I am disappointed that the Government are unwilling to define “legally qualified” in their amendment No. 30. Amendment No. 75 would help us to have that definition, and links to amendment No. 85, which would ensure that there is a qualified chair for all such cases. The Bill is in many regards a portmanteau Bill, with many of its powers devolved to rules and regulations. More than a quarter of the clauses relate to secondary legislation. It is perverse to leave to regulation what could easily be prescribed on the face of the Bill under the proper scrutiny of the House.

The Bill contains a definition of “legally qualified” in paragraph 6 of schedule 6. Lady Justice Smith noted and commended that definition in oral evidence, at column 39. In Committee, my hon. Friend the Member for Rugby and Kenilworth (Jeremy Wright), who is not in the Chamber but has been assiduous in his attendance of our proceedings, made the excellent point that a legally qualified chairman would need not only legal experience but judicial experience. It is important to reflect on that.

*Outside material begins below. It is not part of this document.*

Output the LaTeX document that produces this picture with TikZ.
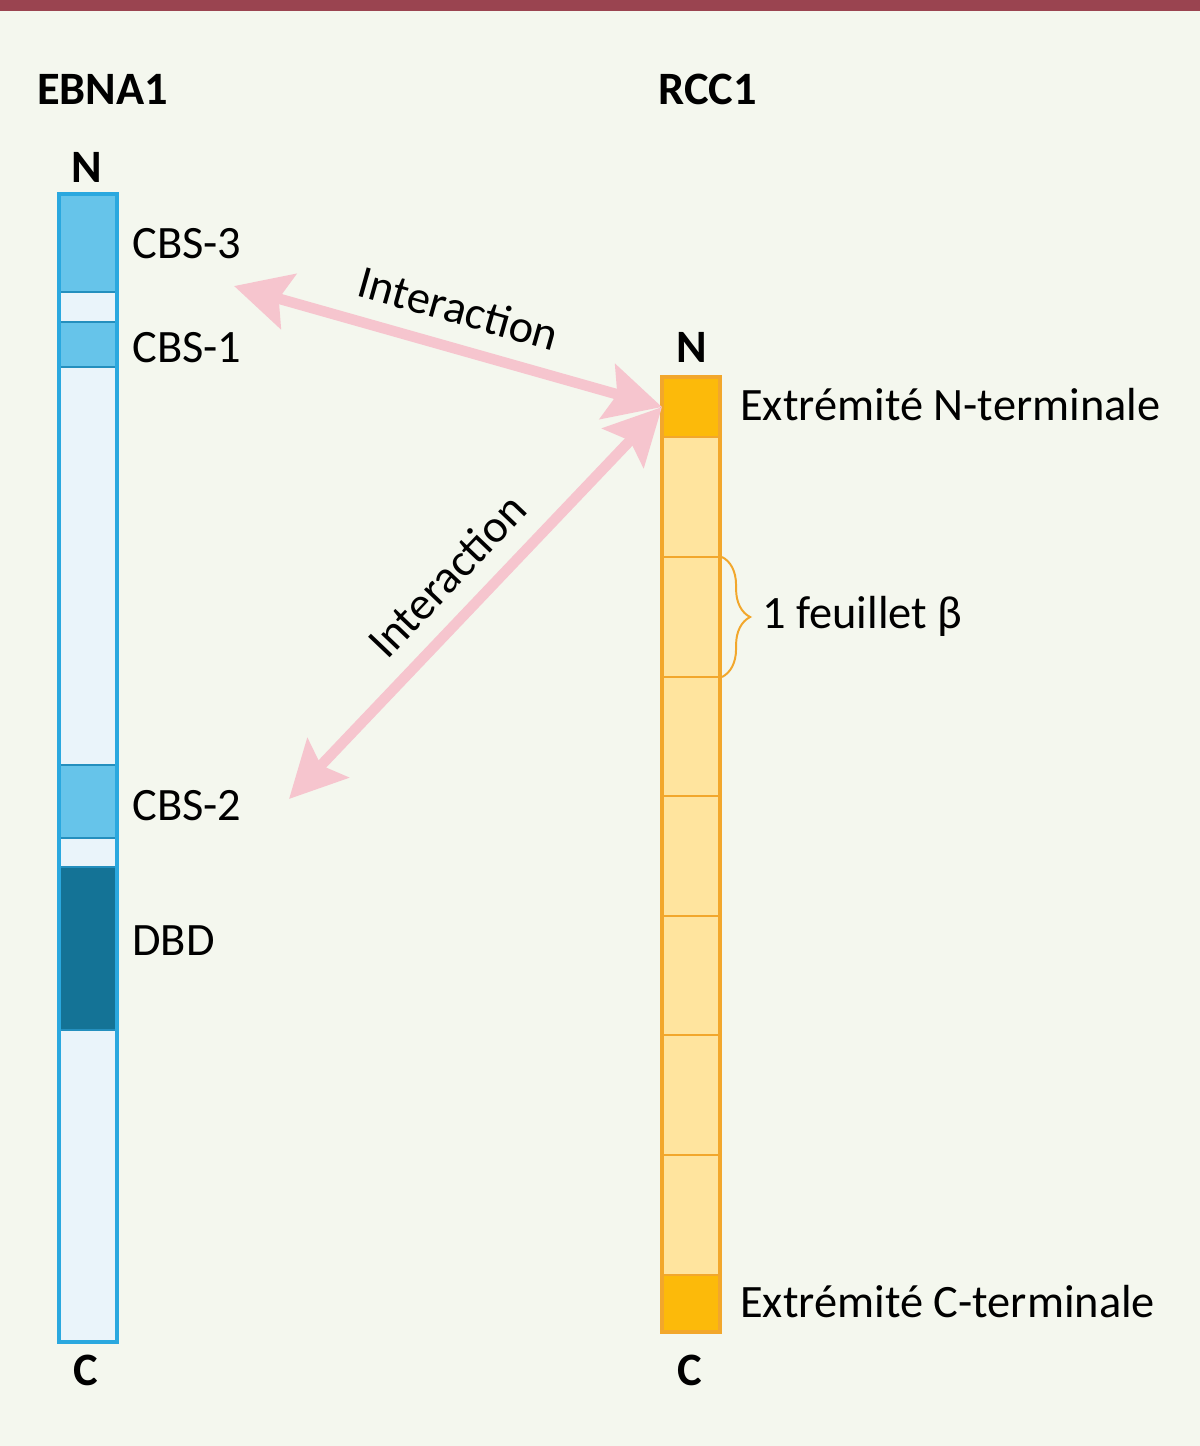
\documentclass[tikz,border=0pt]{standalone}
\usepackage{fontspec}
\setmainfont{Carlito}
\usetikzlibrary{arrows.meta,decorations.pathreplacing}
\definecolor{bgc}{HTML}{F4F7EE}
\definecolor{topbar}{HTML}{9A4450}
\definecolor{ecyan}{HTML}{2AA8DF}
\definecolor{ecbs}{HTML}{66C4EA}
\definecolor{elight}{HTML}{EAF4FA}
\definecolor{edbd}{HTML}{147396}
\definecolor{rorange}{HTML}{F2A72C}
\definecolor{rlight}{HTML}{FFE49E}
\definecolor{rdark}{HTML}{FCBA0A}
\definecolor{ipink}{HTML}{F6C5CE}
\tikzset{lbl/.style={font=\fontsize{33}{40}\selectfont, inner sep=0pt, anchor=base west},
         ttl/.style={font=\fontsize{33}{40}\selectfont\bfseries, inner sep=0pt, anchor=base west},
         term/.style={font=\fontsize{33}{40}\selectfont\bfseries, inner sep=0pt, anchor=base},
         ebar/.style={draw=ecyan, line width=2.2pt},
         esep/.style={draw=ecyan!85!black, line width=1.2pt},
         rbar/.style={draw=rorange, line width=2.2pt},
         rsep/.style={draw=rorange, line width=1.6pt},
         rend/.style={fill=rdark, draw=none, inner sep=0pt, outer sep=0pt, anchor=north west, minimum width=1.45cm},
         iarrow/.style={draw=ipink, line width=7.5pt,
                        {Stealth[length=40pt,width=40pt,inset=7pt]}-{Stealth[length=40pt,width=40pt,inset=7pt]}},
         brc/.style={draw=rorange, line width=1.4pt, decorate, decoration={brace, amplitude=20pt}}}

\begin{document}
\begin{tikzpicture}[x=0.025cm, y=-0.025cm]

  \useasboundingbox (0,0) rectangle (1200,1446);
  \fill[bgc] (0,0) rectangle (1200,1446);
  \fill[topbar] (0,0) rectangle (1200,11);

  % ---------- EBNA1 ----------
  \node[ttl] (ebna) at (37,105) {EBNA1};
  \node[term] (ebnaN) at (87,182) {N};
  \node[term] (ebnaC) at (86,1385) {C};
  \fill[elight] (59,194) rectangle (117,1342);
  \fill[ecbs] (59,194) rectangle (117,292);     % CBS-3
  \fill[ecbs] (59,322) rectangle (117,367);     % CBS-1
  \fill[ecbs] (59,765) rectangle (117,838);     % CBS-2
  \fill[edbd] (59,867) rectangle (117,1030);    % DBD
  \foreach \y in {292,322,367,765,838,867,1030}
    \draw[esep] (59,\y) -- (117,\y);
  \draw[ebar] (59,194) rectangle (117,1342);
  \node[lbl] (cbs3) at (132,258) {CBS-3};
  \node[lbl] (cbs1) at (132,362) {CBS-1};
  \node[lbl] (cbs2) at (132,820) {CBS-2};
  \node[lbl] (dbd)  at (132,955) {DBD};

  % ---------- RCC1 ----------
  \node[ttl] (rcc) at (658,105) {RCC1};
  \node[term] (rccN) at (692,362) {N};
  \node[term] (rccC) at (690,1385) {C};
  \fill[rlight] (662,377) rectangle (720,1332);
  \node[rend, minimum height=1.5cm] (nterm) at (662,377) {};
  \node[rend, minimum height=1.425cm] (cterm) at (662,1275) {};
  \foreach \y in {437,557,677,796,916,1035,1155,1275}
    \draw[rsep] (662,\y) -- (720,\y);
  \draw[rbar] (662,377) rectangle (720,1332);
  \node[lbl] (ntxt) at (740,420) {Extrémité N-terminale};
  \node[lbl] (ctxt) at (740,1317) {Extrémité C-terminale};

  % one beta sheet
  \draw[brc] (722,557) -- (722,677);
  \node[lbl] (feuil) at (762,628) {1 feuillet β};

  % ---------- interactions ----------
  \coordinate (cbs3end) at (234,286);
  \coordinate (cbs2end) at (289,799);
  \draw[iarrow] (cbs3end) -- node[pos=0.5, sloped, above=13pt, lbl, anchor=south] {Interaction} (nterm.west);
  \draw[iarrow] (cbs2end) -- node[pos=0.5, sloped, above=13pt, lbl, anchor=south] {Interaction} (nterm.west);

\end{tikzpicture}
\end{document}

Having taken considerable advice, I had hoped that as Government amendment No. 23 went some way to making a concession on the grounds that we have advanced, I would not have to oppose it. However, I wanted to put amendment No. 85 to the vote, because what it contains is right and many outside this place would like to see it tested. Unfortunately, I am told, on the advice of the Clerks, that I cannot do that, which is much to be regretted. Procedure has overwhelmed what is a fair point, which should be available for testing. However, having put that difficulty on the record, I hope that it will be seen by those in another place who are exercised by such things. Many of them regard themselves as legally qualified and as having judicial experience. They will think that it is important to envisage how these significant proceedings will work, because they could be vital to protect patients and the public.

Mr. Jim Devine (Livingston) (Lab): I am one of those individuals who has such experience. Does the hon. Gentleman?